## Written request
Drop every picture. Then return, exactly, the lines from the beginning of the listing below through the one containing "from matplotlib.patches import Rectangle".
* * * * * * * * *
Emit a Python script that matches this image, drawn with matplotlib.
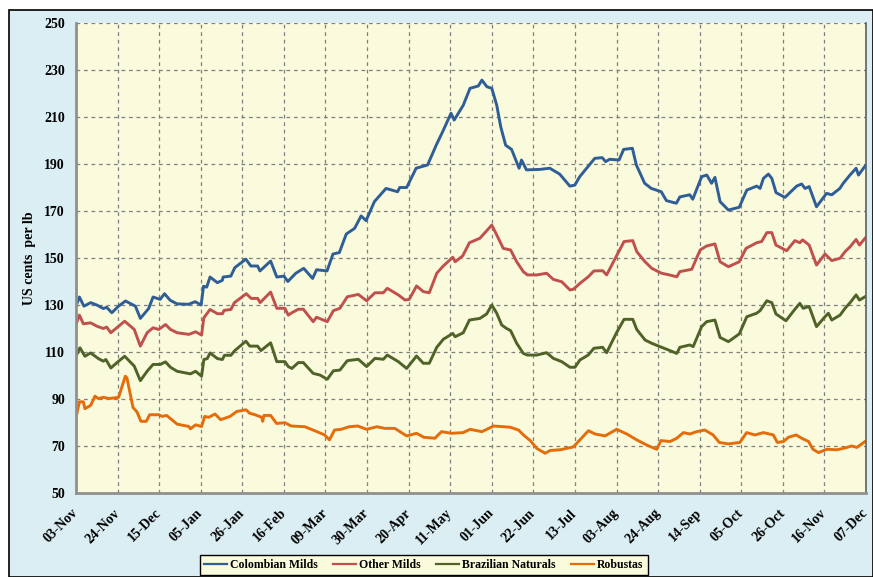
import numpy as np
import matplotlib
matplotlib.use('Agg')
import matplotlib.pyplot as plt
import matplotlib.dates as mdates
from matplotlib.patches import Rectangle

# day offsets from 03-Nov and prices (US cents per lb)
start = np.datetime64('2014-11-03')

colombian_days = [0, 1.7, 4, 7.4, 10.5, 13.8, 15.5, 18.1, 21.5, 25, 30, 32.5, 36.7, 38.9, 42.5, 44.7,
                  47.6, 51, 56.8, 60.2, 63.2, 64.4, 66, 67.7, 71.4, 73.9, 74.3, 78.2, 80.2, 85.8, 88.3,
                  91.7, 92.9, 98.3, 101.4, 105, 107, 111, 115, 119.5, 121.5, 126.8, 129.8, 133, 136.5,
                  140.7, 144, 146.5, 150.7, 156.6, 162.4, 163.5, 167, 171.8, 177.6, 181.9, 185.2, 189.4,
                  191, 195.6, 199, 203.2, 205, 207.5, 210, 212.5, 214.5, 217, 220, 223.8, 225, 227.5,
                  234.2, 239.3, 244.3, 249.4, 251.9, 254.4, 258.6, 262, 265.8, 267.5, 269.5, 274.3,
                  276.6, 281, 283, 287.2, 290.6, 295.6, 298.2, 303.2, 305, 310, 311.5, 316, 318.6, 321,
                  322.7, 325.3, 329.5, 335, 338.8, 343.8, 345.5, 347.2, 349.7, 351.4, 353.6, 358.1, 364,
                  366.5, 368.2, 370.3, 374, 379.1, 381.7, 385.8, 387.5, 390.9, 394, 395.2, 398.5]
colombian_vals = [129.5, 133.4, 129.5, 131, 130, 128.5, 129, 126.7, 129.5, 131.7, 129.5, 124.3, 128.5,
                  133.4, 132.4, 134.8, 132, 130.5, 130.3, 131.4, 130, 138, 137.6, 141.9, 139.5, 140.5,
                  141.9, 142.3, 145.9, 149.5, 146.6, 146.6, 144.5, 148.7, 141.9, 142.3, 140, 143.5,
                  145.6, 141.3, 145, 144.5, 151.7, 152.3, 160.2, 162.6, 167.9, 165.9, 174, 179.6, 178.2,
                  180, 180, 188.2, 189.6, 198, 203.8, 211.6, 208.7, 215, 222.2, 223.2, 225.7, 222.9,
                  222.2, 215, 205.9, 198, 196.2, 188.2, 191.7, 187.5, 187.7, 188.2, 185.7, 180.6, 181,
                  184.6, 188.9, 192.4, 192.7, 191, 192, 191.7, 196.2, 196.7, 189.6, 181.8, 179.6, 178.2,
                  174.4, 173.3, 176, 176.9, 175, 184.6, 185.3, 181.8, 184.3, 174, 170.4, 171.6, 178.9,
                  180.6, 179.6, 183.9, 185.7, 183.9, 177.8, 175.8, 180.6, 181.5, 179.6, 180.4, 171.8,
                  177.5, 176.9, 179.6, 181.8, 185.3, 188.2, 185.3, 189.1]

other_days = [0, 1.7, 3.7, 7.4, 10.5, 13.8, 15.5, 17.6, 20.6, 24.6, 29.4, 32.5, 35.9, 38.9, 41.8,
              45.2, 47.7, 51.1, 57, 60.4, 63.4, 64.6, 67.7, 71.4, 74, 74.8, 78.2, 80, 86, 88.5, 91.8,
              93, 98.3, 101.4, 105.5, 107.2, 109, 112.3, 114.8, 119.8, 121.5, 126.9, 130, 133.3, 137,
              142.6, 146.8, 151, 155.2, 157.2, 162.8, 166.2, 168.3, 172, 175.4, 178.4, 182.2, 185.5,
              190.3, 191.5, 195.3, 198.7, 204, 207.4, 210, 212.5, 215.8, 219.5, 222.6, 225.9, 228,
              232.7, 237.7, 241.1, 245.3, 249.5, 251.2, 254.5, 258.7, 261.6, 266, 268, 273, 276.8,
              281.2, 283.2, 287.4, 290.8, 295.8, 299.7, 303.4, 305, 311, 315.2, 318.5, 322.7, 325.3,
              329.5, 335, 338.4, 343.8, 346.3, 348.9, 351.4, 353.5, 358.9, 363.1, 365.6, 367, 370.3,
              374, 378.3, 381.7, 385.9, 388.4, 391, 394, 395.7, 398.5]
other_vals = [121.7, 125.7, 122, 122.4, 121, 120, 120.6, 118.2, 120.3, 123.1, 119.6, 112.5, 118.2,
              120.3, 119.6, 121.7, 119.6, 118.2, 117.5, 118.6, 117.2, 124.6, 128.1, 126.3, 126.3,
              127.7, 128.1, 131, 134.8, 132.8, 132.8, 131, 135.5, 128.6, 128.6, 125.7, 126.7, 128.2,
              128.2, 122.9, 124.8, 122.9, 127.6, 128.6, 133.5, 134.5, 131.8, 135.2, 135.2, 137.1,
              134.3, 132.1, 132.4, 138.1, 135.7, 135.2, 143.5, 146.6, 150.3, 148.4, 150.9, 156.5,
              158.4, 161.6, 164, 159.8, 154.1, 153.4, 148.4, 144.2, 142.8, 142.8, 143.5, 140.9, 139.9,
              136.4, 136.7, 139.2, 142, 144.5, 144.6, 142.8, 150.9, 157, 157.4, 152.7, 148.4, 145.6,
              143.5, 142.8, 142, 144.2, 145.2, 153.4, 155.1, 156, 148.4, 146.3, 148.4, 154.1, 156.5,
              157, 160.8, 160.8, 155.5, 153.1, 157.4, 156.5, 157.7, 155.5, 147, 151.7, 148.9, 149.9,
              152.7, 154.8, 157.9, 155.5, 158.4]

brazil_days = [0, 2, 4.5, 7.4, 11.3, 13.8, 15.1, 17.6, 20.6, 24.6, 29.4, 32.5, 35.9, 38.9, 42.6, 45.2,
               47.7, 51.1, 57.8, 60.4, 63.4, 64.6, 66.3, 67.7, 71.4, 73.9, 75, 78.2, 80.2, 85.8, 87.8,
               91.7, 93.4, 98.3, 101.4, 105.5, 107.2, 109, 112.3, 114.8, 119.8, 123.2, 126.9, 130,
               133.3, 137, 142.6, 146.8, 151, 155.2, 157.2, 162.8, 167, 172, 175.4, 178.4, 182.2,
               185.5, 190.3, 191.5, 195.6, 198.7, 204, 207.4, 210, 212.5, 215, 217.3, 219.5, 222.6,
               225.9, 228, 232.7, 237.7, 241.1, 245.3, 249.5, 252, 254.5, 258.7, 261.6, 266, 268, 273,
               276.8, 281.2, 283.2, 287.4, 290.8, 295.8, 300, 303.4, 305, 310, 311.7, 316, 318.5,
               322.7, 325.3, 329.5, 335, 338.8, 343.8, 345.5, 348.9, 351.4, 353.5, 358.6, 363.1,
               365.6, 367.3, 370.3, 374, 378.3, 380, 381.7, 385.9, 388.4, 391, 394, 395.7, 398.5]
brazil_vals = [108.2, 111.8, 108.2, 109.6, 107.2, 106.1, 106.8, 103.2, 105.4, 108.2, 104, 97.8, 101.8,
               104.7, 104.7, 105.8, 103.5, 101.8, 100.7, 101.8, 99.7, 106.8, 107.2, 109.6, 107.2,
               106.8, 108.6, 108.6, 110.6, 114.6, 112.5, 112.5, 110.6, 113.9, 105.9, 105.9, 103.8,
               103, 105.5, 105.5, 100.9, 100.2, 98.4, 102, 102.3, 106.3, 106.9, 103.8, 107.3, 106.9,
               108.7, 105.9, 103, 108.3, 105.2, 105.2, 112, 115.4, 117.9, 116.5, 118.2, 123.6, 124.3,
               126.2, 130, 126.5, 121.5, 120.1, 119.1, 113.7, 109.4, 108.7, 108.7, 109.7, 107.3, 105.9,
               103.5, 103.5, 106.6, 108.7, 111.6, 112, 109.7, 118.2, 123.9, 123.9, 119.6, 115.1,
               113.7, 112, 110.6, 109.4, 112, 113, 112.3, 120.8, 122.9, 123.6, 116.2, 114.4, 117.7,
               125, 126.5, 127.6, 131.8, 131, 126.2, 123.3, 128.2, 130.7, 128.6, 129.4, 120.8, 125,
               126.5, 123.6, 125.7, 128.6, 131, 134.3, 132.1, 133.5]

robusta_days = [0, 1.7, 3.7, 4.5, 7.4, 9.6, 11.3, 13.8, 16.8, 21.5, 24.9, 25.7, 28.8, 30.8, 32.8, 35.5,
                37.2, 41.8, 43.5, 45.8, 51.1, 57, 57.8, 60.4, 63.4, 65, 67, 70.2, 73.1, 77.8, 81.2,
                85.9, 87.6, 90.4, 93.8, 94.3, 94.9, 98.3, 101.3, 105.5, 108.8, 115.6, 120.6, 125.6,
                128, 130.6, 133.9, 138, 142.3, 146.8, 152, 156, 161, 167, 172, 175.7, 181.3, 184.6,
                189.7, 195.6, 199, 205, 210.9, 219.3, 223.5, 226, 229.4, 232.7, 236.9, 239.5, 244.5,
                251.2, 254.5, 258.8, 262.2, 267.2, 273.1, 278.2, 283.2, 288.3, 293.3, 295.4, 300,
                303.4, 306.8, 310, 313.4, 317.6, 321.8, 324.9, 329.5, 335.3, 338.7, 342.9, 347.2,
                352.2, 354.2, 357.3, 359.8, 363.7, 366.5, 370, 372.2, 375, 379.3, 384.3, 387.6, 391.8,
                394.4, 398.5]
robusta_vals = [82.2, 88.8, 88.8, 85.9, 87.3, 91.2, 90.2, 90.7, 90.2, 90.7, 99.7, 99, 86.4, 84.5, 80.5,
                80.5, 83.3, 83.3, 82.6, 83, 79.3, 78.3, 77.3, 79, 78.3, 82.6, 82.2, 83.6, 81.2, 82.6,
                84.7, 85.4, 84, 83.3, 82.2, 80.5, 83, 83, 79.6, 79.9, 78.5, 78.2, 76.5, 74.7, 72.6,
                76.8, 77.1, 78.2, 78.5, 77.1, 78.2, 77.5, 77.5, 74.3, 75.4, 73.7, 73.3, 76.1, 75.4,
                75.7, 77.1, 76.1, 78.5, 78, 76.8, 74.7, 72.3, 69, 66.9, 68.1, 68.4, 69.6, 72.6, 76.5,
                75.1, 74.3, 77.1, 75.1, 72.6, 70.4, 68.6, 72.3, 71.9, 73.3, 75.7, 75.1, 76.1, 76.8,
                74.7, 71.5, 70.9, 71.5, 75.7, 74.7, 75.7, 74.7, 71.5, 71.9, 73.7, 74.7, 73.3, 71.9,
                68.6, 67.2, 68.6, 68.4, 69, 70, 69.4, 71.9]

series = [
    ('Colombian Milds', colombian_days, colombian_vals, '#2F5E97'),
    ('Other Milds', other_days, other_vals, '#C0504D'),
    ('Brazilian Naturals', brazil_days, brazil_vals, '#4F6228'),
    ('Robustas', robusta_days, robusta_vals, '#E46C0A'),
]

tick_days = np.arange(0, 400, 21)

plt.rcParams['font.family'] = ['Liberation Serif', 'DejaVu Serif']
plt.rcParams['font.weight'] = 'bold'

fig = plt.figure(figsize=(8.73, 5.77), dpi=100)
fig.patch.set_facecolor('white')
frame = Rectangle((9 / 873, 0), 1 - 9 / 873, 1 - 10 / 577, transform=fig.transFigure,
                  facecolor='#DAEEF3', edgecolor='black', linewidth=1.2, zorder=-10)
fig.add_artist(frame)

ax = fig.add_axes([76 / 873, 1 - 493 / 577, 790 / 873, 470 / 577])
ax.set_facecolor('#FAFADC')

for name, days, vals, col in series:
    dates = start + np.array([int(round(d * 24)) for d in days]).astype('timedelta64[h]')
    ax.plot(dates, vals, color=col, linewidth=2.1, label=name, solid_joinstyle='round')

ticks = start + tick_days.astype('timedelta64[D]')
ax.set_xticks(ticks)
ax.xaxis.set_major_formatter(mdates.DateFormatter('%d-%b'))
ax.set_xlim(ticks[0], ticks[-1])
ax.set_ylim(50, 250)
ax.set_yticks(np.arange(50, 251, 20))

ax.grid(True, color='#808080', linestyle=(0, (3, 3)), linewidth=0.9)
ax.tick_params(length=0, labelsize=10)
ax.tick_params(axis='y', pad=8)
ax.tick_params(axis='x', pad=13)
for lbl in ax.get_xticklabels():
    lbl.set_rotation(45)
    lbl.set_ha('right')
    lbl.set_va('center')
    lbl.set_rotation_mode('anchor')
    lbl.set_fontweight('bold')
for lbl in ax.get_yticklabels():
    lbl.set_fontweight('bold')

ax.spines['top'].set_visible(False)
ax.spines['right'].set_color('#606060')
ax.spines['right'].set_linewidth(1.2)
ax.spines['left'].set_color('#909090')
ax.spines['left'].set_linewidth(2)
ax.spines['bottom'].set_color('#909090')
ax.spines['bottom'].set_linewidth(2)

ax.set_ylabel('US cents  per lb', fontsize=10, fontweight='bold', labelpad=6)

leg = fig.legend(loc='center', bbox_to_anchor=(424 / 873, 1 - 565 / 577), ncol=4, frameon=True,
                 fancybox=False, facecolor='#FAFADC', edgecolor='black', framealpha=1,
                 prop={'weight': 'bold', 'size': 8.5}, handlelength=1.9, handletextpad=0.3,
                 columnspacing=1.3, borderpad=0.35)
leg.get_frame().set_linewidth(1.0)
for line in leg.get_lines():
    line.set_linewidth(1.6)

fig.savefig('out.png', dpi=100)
* * * * * * * * *
## Complete response
Emit a Python script that matches this image, drawn with matplotlib.
import numpy as np
import matplotlib
matplotlib.use('Agg')
import matplotlib.pyplot as plt
import matplotlib.dates as mdates
from matplotlib.patches import Rectangle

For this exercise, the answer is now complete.